Bild von Max Wellan
Max Wellan: „Das Ziel der Arzneimittelversorgung ist eine Optimierung in der Arzneimitteleinnahme und keine Maximierung.“

„dm“-Vorstoß gefährdet Versorgungssicherheit

Nachdem ein paar Jahre Ruhe war, hat die Ankündigung der deutschen Handelskette „dm“, künftig rezeptfreie Medikamente verkaufen zu wollen, Anfang März für erheblichen Unmut unter den Apothekern gesorgt.

Der Präsident der Österreichischen Apothekerkammer, Max Wellan, warnte im KOMMUNAL-Gespräch „vehement“ vor einem Verkauf von Arzneimitteln außerhalb von Apotheken. In der geforderten Freigabe des Verkaufs von rezeptfreien Arzneimitteln sieht er eine Wettbewerbsverzerrung und eine Gefahr für die Gesundheit. Auch für die Versorgung wäre eine Marktöffnung „langfristig ein Problem“.

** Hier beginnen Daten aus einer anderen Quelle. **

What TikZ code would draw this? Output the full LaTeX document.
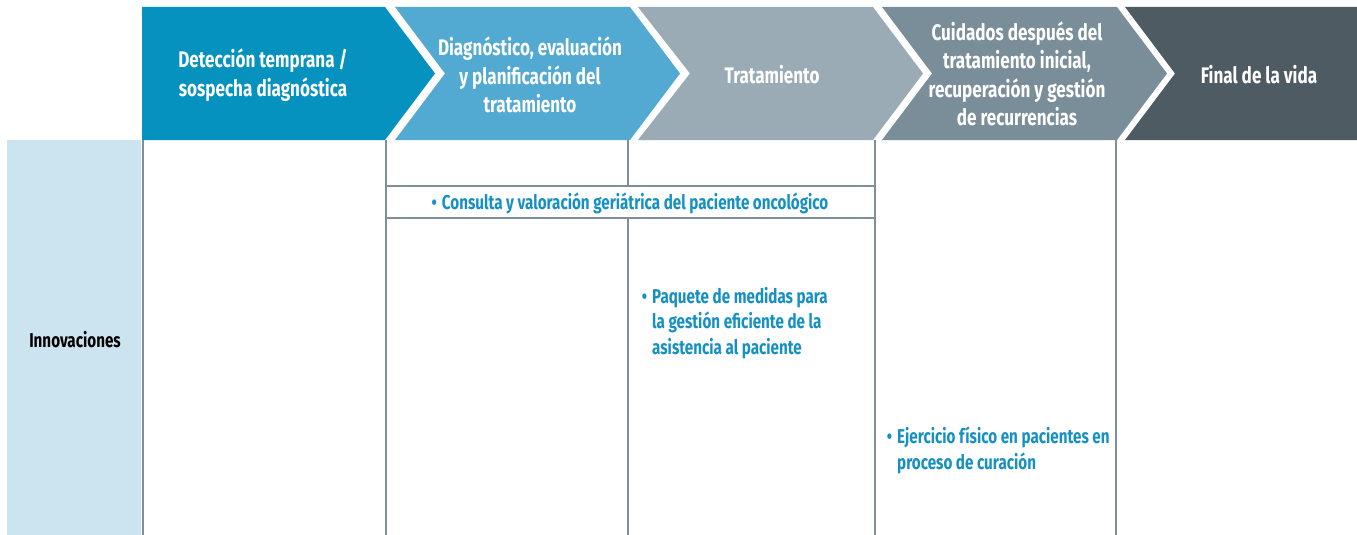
\documentclass[tikz,border=0pt]{standalone}
\usepackage{fontspec}
\setmainfont{Fira Sans}[FakeStretch=0.76]
\definecolor{cA}{HTML}{0592BE}
\definecolor{cB}{HTML}{52A9D1}
\definecolor{cC}{HTML}{9AABB5}
\definecolor{cD}{HTML}{7A8E99}
\definecolor{cE}{HTML}{4E5B62}
\definecolor{leftbg}{HTML}{CCE3F0}
\definecolor{gridc}{HTML}{7F8F99}
\definecolor{itemc}{HTML}{1690C2}
\tikzset{
  hdr/.style={text=white, align=center, inner sep=0pt, font=\bfseries\fontsize{22.5}{28.5}\selectfont},
  rowlab/.style={text=black, align=center, inner sep=0pt, font=\bfseries\fontsize{20}{24}\selectfont},
  item/.style={text=itemc, align=left, inner sep=0pt, font=\bfseries\fontsize{20}{25.5}\selectfont},
  gridline/.style={draw=gridc, line width=2pt},
}
\begin{document}
\begin{tikzpicture}[x=1pt,y=-1pt]
\useasboundingbox (0,0) rectangle (1357,535);
% left column
\fill[leftbg] (7,140) rectangle (141,535);
% chevrons
\fill[cA] (142,7) -- (385,7) -- (435,73.5) -- (385,140) -- (142,140) -- cycle;
\fill[cB] (395,7) -- (630,7) -- (680,73.5) -- (630,140) -- (395,140) -- (445,73.5) -- cycle;
\fill[cC] (638,7) -- (873,7) -- (923,73.5) -- (873,140) -- (638,140) -- (690,73.5) -- cycle;
\fill[cD] (882,7) -- (1117,7) -- (1167,73.5) -- (1117,140) -- (882,140) -- (932,73.5) -- cycle;
\fill[cE] (1125,7) -- (1357,7) -- (1357,140) -- (1125,140) -- (1175,73.5) -- cycle;
% grid lines
\draw[gridline] (143,140) -- (143,535);
\draw[gridline] (386,140) -- (386,535);
\draw[gridline] (628,140) -- (628,186);
\draw[gridline] (628,218) -- (628,535);
\draw[gridline] (875,140) -- (875,535);
\draw[gridline] (1116,140) -- (1116,535);
\draw[gridline] (386,186) -- (875,186);
\draw[gridline] (386,218) -- (875,218);
% header texts
\node[hdr] (h1) at (263,75) {Detección temprana /\\sospecha diagnóstica};
\node[hdr] (h2) at (530,75) {Diagnóstico, evaluación\\y planificación del\\tratamiento};
\node[hdr] (h3) at (772,75) {Tratamiento};
\node[hdr] (h4) at (1017,74) {Cuidados después del\\tratamiento inicial,\\recuperación y gestión\\de recurrencias};
\node[hdr] (h5) at (1259,75) {Final de la vida};
% row label
\node[rowlab] (inn) at (75,340) {Innovaciones};
% items
\node[item] (i1) at (630,203) {\textbullet\hspace{5pt}Consulta y valoración geriátrica del paciente oncológico};
\node[item, anchor=north west] (i2) at (652,287) {\llap{\textbullet\hspace{5pt}}Paquete de medidas para\\la gestión eficiente de la\\asistencia al paciente};
\node[item, anchor=north west] (i3) at (897,427) {\llap{\textbullet\hspace{5pt}}Ejercicio físico en pacientes en\\proceso de curación};
\end{tikzpicture}
\end{document}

Apotheken sehen „Beratungsdiebstahl“



Immer wieder suchen Glücksritter das schnelle Geld mit Arzneimitteln, und scheitern über kurz oder lang an den komplexen Sicherheitsanforderungen. Bei dm erhofft man sich laut einer APA-Aussendung eine Umsatzsteigerung von bis zu 80 Millionen Euro pro Jahr. Die rezeptfreien Medikamente sollen im Drogeriemarkt so billig angeboten werden, dass sich jede Familie 100 Euro im Jahr sparen würde, so dm-Geschäftsführer Harald Bauer in der Aussendung. „Ein Modell,“ so Wellan, „das nur in Ballungszentren funktioniert. Wie viele dm-Märkte gibt es denn am Land. Und damit ist das eine klassische Rosinenpickerei.“ Und noch dazu eine, die wegen der fehlenden Beratungskompetenz für Patienten gefährlich ist. Auch wenn dm, wie über die APA angekündigt, Pharmazeuten und eigens ausgebildete Drogisten anstellen will, ist für Wellan klar, dass „die Leute letztendlich in die Apotheken gehen werden und sich dort informieren werden. Was im Grunde genommen Beratungsdiebstahl ist“, so der Apothekerchef.

Spitalsaufenthalte durch falsch eingenommene Medikamente

In dem Zusammenhang verweist die Apothekerkammer warnend auf Länder, wo Medikamente bereits jetzt über Supermärkte angeboten werden: Beispielsweise in den USA gingen aufgrund dieser unkontrollierten Abgabe bereits 28 Prozent aller Spitalsaufenthalte auf falsch eingenommene Arzneimittel zurück. Allein in Kalifornien gebe es pro Jahr 60 Lebertransplantationen bei Kindern wegen Paracetamol (ein dort im Supermarkt erhältliches Medikament) aufgrund von Überdosierung durch die Eltern.

Apotheken bieten Beratung

„Das Ziel der Arzneimittelversorgung ist eine Optimierung in der Arzneimitteleinnahme und keine Maximierung. Kranke Menschen sollen so viele Arzneimittel wie notwendig, aber so wenige wie möglich einnehmen“, so Wellan. Dies gelingt in Österreich vorbildhaft, denn die Österreicherinnen und Österreicher liegen unter dem europäischen Schnitt im Arzneimittelkonsum, was von Gesundheitsexperten äußerst positiv gewertet wird. Dieser vernünftige Umgang mit Arzneimitteln erklärt sich auch daraus, dass Medikamente nicht im Supermarkt einfach aus dem Regal genommen, sondern in Apotheken mit Beratung abgegeben werden.